Friday, May 25, 2012

Doctor Who-Black Orchid
                 Since the earliest stories on this program featuring William Hartnell and Patrick Troughton the producers of had generally avoided any overtly historical serials.  While a good deal of Tom Baker's stories featured historical settings,the stories were usually very fictionalized and purely fantasy based.This  avoidance could  have something to do with a belief that somehow those type of shows were linked to Doctor Who's perception as a disposable children's program and to why so many master tapes for the episodes were erased in the 70's. The Peter Davison era of the show actually revived that concept to a degree. Especially when it came to the additional face that each season of the fifth doctor era had one two episode serial in it. This is the first of them,from Davison's first year. It's also the first terrestrially based historical episodes of the show made in a very long time.


                  The TARDIS starts by arriving in a London train station in the summer of 1925,only to be picked up the chauffeur of Lord Cranleigh,who is said to be expecting the doctor for a cricket match. Dressed for the part,the doctor does well and he,Tegan,Adric and Nyssa are invited to a fancy dress ball. Especially when Nyssa is found to be the spitting image of the Lord's fiancee. During dinner and dancing in which the two physically identical ladies pull a switch the doctors curiosity peaks him to go scouting where he encounters a dead body. Seems some in the family are trying to hide that the servants at Cranleigh manner are being murdered. As the fiancee is injured by an unknown assailant dressed in the doctors harlequin costume for the ball and as the befuddled authorities struggle for proof of doctors identity to solve the murders,this makes the doctor and his companions suspects in the murder and motivates him to solve the mystery.
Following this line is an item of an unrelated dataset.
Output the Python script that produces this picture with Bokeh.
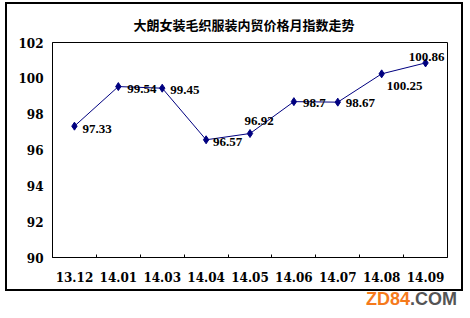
from bokeh.plotting import figure
from bokeh.models import (ColumnDataSource, FixedTicker, LinearAxis, Range1d,
                          LabelSet, Div)
from bokeh.layouts import column
from bokeh.embed import file_html
from bokeh.resources import INLINE

# ---- data ----
months = ["13.12", "14.01", "14.03", "14.04", "14.05", "14.06", "14.07", "14.08", "14.09"]
index_values = [97.33, 99.54, 99.45, 96.57, 96.92, 98.7, 98.67, 100.25, 100.86]
y_ticks = [90, 92, 94, 96, 98, 100, 102]
title_text = "大朗女装毛织服装内贸价格月指数走势"

# label placement per point (style)
label_dx = [8, 9, 8, 7, 9, 9, 8, 23, 1]
label_dy = [-3, -2, -2, -2, 13, -1, -1, -12, 6]
label_align = ["left", "left", "left", "left", "center", "left", "left", "center", "center"]

n = len(months)
xs = [i + 0.5 for i in range(n)]
src = ColumnDataSource(dict(x=xs, y=index_values,
                            txt=[f"{v:g}" for v in index_values],
                            dx=label_dx, dy=label_dy, al=label_align))

# canvas sits at page x 7..461, y 4..289 (outline drawn just outside it);
# frame at page x 52..447, y 41..257
W, H = 454, 285
FL, FR, FT, FB = 45, 440, 37, 253

p = figure(width=W, height=H, output_backend="svg", toolbar_location=None,
           x_range=Range1d(0, n), y_range=Range1d(90, 102),
           x_axis_type=None, y_axis_type=None,
           min_border_left=FL, min_border_right=W - FR, min_border_top=FT,
           min_border_bottom=H - FB,
           margin=(4, 0, 0, 7),
           styles={"outline": "2px solid black"})
p.background_fill_color = "white"
p.border_fill_color = "white"
p.outline_line_color = "black"
p.outline_line_width = 1

# title
p.title.text = title_text
p.title.align = "left"
p.title.offset = 81
p.title.text_font = "Noto Sans CJK SC"
p.title.text_font_size = "13px"
p.title.text_font_style = "bold"
p.title.text_color = "black"
p.title.standoff = 17

# y axis
yax = LinearAxis(ticker=FixedTicker(ticks=y_ticks))
yax.major_tick_out = 0
yax.major_tick_in = 0
yax.minor_tick_out = 0
yax.minor_tick_in = 0
yax.major_label_standoff = 9
yax.major_label_text_font = "DejaVu Serif"
yax.major_label_text_font_style = "bold"
yax.major_label_text_font_size = "12px"
yax.major_label_text_color = "black"
yax.axis_line_color = "black"
p.add_layout(yax, "left")

# x axis: labels at category centres, small inward ticks at boundaries
xl = LinearAxis(ticker=FixedTicker(ticks=xs, minor_ticks=list(range(1, n))))
xl.major_label_overrides = {x: m for x, m in zip(xs, months)}
xl.major_tick_in = 0
xl.major_tick_out = 0
xl.minor_tick_in = 3
xl.minor_tick_out = 0
xl.minor_tick_line_color = "black"
xl.axis_line_color = "black"
xl.major_label_standoff = 14
xl.major_label_text_font = "DejaVu Serif"
xl.major_label_text_font_style = "bold"
xl.major_label_text_font_size = "12px"
xl.major_label_text_color = "black"
p.add_layout(xl, "below")

# grid
for g in p.grid:
    if g.dimension == 1:
        g.ticker = FixedTicker(ticks=y_ticks)
        g.grid_line_color = "black"
    else:
        g.visible = False

# series
p.line("x", "y", source=src, line_color="#000080", line_width=1)
p.scatter("x", "y", source=src, marker="diamond", size=8, fill_color="#000080",
          line_color="#000080")

labels = LabelSet(x="x", y="y", text="txt", source=src, x_offset="dx", y_offset="dy",
                  text_align="al", text_baseline="middle",
                  text_font="DejaVu Serif", text_font_style="bold",
                  text_font_size="13px", text_color="black")
p.add_layout(labels)

# watermark
mark = Div(text='<span style="color:#f57a1c">ZD84</span><span style="color:#555555">.COM</span>',
           width=100, height=22, margin=(0, 0, 0, 366),
           styles={"font-family": "Liberation Sans", "font-weight": "bold",
                   "font-size": "18px", "line-height": "20px"})

layout = column(p, mark, spacing=0)
open("out.html", "w").write(file_html(layout, INLINE))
                 This compact serial is an excellent whodunit  type episode with a good deal of comedy involved too. It's a fun episode to watch too. In particular with it's vivid and colorful location shoots for Cranleigh Manor in the Edwardian era and the cricket field Typically Adric's main interest in the serial is filling his face with food,much to the amusement of the other companions. For her part Janet Fielding gets to have a lot of fun as Tegan,dressing up in 1920's garb and dancing the Charleston. Sarah Sutton does wonderfully in the duel role of Nyssa and Ann Talbot,who both become pawns in a mystery involving a black orchid from which the episodes name is obviously taken and a missing brother betrothed to Talbot. It's a fun,interesting,colorful and extremely well paced mystery type Doctor Who serial that the viewer will likely keep their eye on to the very end.